La lettre de l'immobilier

Décembre 2014

Les clauses incompatibles avec le bail à construction : la qualification du contrat supplante désormais la clause

Publié le 28 novembre 2014 à 14h52    Mis à jour le 28 novembre 2014 à 16h04

Jean-Luc Tixier, avocat associé

Le bail à construction confère au preneur un droit réel immobilier spécial sur un immeuble ; les libres hypothèques et cessions, la liberté de consentir certaines servitudes, le caractère saisissable, la propriété des constructions édifiées en découlent directement.
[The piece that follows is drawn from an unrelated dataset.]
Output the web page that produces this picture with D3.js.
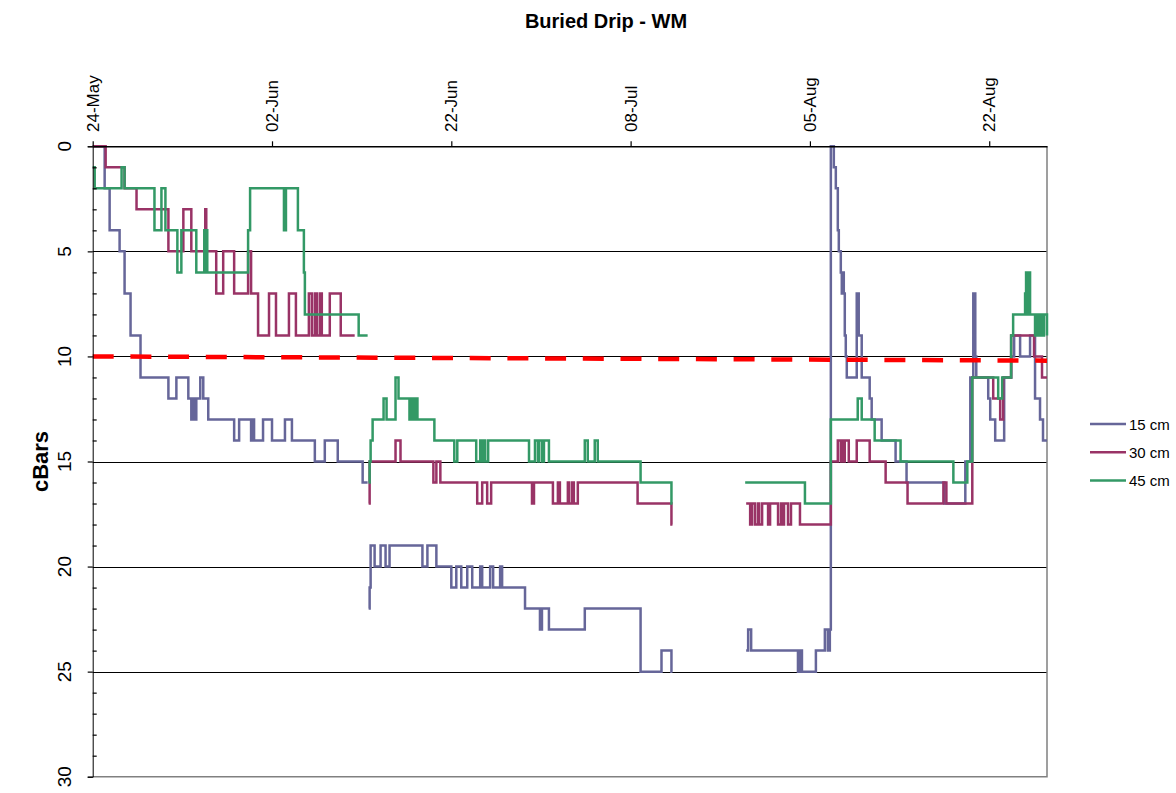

Corrélativement, c’est au preneur qu’il incombe de conserver les constructions édifiées en bon état d’entretien et de supporter les charges et réparations.

Par Jean-Luc Tixier, avocat associé, spécialisé en droit immobilier et droit public.

Il assiste tant en matière de conseil que de contentieux des entreprises commerciales et industrielles et intervient auprès des promoteurs en matière de droit de l’urbanisme, de construction, de vente et location d’immeubles, de baux emphytéotiques et à construction. Il est chargé d’enseignement à l’Université de Paris I.

Jusqu’alors, les clauses contrevenant à ces caractéristiques essentielles entraînaient la disqualification en bail ordinaire ou, le cas échéant, commercial statutaire.

Sur ces différents points, rien ne semblait devoir différencier le bail à construction du bail emphytéotique1 ; c’est pourquoi les solutions affirmées en matière de bail emphytéotique ont toujours été considérées comme transposables, mutatis mutandis, au bail à construction.

Toute stipulation organisant (solidarité par exemple), limitant2 ou prohibant la cession d’un bail emphytéotique entraînait sa disqualification3. Il en était de même si le bailleur prévoyait de se substituer au preneur et faisait exécuter les réparations4. Enfin, la Cour de cassation affirmait que la stipulation d’une clause de résiliation de plein droit de l’emphytéose en cas de non-paiement du loyer conférait à la jouissance de l’emphytéote une précarité incompatible avec la constitution d’un droit réel5 et entraînait la disqualification du contrat.

Un arrêt récent vient bouleverser cet ordonnancement en affirmant que le bail à construction conférant au preneur un droit réel immobilier, la clause qui soumet la cession à l’agrément du bailleur constitue une restriction au droit de céder du preneur contraire à la liberté de cession et elle est nulle et de nul effet (Cass. 3e civ. 24 septembre 2014 n° 13-22 357 [n° 1082 FS-PB], Carrefour c/ SCI Synergie HM).

La Cour de cassation adopte ainsi une interprétation large de la liberté de cession édictée par l’article L. 251-3 du CCH, lequel est d’ordre public (art. L. 251-8), mais fait surtout désormais prévaloir la qualification du contrat sur les clauses incompatibles et neutralise ces dernières en conséquence, rompant avec la jurisprudence antérieure rappelée plus haut.

Ce revirement suscite plusieurs interrogations :

– la sanction de la clause limitant irrégulièrement la cession différerait-elle désormais, selon qu’elle est insérée dans un bail à construction (nullité de la clause) ou dans un bail emphytéotique (disqualification du bail), sachant que pour ce dernier la libre cession n’est pas d’ordre public ? Est-elle au contraire nulle dans les deux cas ? La très grande proximité des situations contractuelles semble devoir militer en faveur d’une réponse positive à cette dernière question ;

– la sanction de la clause limitant irrégulièrement la cession est-elle aussi susceptible de s’appliquer aussi aux clauses d’un bail à construction qui ne sont pas d’ordre public mais sont considérées comme essentielles en raison du caractère de droit réel immobilier (libre location, libre hypothèque, obligation d’entretien et de réparation, etc.) ?

1. A l’exception de la stipulation d’une destination des constructions contractuelles, jugée valable en matière de bail à construction (Cass civ. 3e, 7 avril 2004).

2. Un bail non librement cessible ne peut pas être emphytéotique, compte tenu du caractère essentiel présenté par la libre cession dans un tel contrat – V . Cass. 3e civ. 10-4-1991 : RJDA 6/91 n° 471 et Cass. civ. 3e, 29 avril 2009 n° 08-10.944 jurisdata 2009-047969.

3. V. supra note 2.

4. Cass. 3e civ. 7 octobre 1992 : RJDA 12/92 n° 1113.

5. 3e civ. 14 novembre 2002, n° 1655 : RJDA 2/03 n° 124.